# Start of DATA PROVIDED

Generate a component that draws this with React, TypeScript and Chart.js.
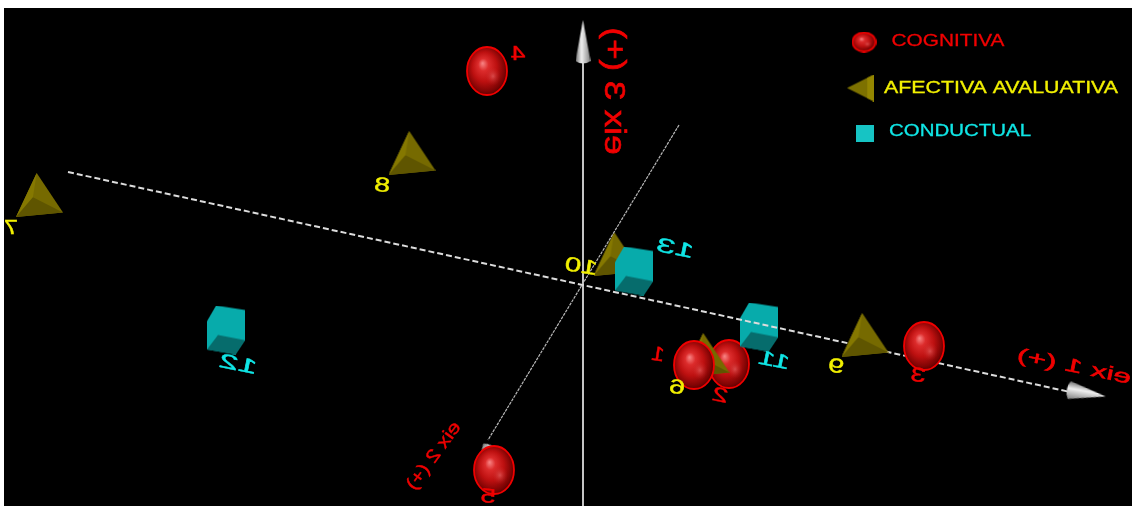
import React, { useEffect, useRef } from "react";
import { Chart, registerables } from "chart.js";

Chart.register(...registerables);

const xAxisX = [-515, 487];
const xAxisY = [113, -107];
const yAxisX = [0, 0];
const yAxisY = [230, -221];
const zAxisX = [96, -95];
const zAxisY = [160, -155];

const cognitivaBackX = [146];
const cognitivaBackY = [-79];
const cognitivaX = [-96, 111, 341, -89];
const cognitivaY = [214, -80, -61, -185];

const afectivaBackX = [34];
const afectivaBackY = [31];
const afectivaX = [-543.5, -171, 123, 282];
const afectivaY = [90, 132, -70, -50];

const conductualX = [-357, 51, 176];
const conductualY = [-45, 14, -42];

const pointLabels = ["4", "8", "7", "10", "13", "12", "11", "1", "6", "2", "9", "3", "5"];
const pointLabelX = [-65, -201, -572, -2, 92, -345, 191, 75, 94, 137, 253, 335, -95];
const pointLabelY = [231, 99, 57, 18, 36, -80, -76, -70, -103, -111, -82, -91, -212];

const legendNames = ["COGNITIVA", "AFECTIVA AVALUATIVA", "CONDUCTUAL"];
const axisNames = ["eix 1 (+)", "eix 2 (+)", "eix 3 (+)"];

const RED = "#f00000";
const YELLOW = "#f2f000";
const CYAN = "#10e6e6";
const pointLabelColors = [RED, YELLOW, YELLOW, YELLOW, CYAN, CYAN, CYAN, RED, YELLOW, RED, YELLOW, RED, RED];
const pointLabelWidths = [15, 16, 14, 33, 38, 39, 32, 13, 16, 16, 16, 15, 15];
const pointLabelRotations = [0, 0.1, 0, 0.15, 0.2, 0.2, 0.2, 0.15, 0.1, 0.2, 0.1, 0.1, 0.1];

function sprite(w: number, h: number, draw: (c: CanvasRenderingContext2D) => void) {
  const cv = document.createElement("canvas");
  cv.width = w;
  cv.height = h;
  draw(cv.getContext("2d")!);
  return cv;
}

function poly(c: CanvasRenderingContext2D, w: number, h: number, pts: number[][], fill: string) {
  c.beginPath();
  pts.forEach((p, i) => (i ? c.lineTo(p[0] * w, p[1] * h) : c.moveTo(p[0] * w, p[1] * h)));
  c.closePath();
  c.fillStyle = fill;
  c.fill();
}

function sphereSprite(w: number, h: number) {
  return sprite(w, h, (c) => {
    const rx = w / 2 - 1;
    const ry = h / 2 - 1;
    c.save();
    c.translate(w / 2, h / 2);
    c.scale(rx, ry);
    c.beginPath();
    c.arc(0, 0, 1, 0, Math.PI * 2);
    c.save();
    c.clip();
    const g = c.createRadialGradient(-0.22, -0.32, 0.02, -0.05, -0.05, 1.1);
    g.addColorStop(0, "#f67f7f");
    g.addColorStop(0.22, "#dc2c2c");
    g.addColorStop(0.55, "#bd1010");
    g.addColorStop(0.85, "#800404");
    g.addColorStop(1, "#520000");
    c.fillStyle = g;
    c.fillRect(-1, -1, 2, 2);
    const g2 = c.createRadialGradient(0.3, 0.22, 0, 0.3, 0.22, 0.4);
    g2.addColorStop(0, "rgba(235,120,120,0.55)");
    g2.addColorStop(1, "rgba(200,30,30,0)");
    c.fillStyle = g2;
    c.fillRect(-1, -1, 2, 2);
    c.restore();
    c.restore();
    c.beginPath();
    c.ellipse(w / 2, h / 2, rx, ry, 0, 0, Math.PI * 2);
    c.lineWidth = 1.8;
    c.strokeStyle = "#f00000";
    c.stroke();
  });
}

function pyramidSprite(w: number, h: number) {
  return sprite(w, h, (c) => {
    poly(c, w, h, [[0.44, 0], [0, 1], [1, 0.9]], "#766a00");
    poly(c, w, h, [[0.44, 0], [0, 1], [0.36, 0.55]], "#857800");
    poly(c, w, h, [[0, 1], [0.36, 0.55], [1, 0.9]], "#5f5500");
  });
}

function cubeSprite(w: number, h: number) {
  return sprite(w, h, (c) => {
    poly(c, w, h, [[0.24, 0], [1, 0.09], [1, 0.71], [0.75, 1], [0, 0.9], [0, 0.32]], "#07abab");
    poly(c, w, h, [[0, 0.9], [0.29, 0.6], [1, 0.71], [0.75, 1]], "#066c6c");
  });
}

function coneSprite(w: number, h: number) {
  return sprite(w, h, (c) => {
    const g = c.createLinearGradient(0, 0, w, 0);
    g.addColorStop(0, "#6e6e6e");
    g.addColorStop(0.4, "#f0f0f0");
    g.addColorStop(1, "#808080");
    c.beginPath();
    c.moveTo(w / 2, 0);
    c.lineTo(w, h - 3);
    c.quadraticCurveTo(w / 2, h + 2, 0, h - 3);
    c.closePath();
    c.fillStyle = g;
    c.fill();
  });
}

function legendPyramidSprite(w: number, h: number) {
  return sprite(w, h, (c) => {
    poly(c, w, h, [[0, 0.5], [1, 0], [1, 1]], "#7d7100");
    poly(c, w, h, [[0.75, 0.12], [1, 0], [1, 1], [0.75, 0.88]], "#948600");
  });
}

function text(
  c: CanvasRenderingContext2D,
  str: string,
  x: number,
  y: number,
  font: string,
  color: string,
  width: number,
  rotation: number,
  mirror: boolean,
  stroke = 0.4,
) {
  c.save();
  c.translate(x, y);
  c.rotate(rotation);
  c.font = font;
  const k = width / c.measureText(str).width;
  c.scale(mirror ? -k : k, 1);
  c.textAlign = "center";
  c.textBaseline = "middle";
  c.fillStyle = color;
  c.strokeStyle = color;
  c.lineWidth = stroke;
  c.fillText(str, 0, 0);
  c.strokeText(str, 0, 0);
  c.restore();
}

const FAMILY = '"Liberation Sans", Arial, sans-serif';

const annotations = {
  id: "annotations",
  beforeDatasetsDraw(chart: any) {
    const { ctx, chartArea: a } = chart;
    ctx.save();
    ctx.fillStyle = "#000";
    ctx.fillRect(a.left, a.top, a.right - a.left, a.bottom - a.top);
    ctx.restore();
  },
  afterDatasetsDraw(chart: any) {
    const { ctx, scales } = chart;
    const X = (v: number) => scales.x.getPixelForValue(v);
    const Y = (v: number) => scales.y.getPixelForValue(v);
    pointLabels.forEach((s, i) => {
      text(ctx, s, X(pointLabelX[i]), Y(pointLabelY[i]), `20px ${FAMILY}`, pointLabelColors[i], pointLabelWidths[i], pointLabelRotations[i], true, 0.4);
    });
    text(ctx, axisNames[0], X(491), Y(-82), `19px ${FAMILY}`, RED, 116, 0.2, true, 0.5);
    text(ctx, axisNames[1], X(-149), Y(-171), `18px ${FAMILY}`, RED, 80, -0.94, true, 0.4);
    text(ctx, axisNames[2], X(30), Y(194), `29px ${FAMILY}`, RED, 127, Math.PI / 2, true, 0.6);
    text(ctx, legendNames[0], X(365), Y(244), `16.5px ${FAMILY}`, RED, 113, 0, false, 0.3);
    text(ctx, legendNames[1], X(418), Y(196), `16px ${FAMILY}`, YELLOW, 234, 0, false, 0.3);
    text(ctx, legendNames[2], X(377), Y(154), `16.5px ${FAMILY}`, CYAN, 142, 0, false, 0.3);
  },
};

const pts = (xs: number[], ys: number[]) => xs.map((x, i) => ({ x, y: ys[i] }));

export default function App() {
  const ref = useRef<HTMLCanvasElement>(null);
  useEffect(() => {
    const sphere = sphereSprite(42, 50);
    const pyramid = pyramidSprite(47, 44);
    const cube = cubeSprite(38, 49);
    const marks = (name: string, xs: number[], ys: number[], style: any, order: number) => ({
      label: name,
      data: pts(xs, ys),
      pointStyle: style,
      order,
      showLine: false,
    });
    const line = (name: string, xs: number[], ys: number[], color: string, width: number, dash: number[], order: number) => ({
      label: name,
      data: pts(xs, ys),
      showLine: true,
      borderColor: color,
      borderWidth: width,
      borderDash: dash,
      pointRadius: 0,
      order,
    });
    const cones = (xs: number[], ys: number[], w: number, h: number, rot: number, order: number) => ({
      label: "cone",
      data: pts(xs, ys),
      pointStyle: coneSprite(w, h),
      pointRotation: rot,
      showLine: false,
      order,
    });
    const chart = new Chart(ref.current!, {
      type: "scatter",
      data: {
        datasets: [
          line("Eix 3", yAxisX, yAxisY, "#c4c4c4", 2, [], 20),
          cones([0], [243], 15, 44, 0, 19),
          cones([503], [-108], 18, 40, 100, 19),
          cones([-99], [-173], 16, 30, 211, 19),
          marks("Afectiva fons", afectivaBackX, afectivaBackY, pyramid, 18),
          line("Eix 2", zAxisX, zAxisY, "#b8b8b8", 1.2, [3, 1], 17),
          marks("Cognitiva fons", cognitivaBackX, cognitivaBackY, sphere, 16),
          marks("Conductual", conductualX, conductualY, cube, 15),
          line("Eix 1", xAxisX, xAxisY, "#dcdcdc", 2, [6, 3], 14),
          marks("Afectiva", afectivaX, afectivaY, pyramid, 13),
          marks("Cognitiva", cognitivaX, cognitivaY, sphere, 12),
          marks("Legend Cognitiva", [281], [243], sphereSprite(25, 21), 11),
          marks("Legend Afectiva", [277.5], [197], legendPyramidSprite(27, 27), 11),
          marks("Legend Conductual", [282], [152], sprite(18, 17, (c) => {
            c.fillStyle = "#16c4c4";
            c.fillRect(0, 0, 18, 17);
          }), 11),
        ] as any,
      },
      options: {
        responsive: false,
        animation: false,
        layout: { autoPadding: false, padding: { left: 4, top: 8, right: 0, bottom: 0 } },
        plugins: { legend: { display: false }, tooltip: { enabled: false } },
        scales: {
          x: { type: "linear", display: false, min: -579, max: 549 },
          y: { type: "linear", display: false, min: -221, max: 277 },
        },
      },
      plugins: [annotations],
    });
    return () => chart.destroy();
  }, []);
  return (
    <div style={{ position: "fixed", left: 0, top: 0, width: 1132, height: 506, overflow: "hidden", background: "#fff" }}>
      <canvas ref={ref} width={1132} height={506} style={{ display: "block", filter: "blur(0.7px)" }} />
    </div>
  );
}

# End of DATA PROVIDED

* EXERCISE: Return, unchanged, the lines from the first line of the material through the line that holds "Chart.register(...registerables);", inclusive, omitting pictures.

* FULL OUTPUT:
Generate a component that draws this with React, TypeScript and Chart.js.
import React, { useEffect, useRef } from "react";
import { Chart, registerables } from "chart.js";

Chart.register(...registerables);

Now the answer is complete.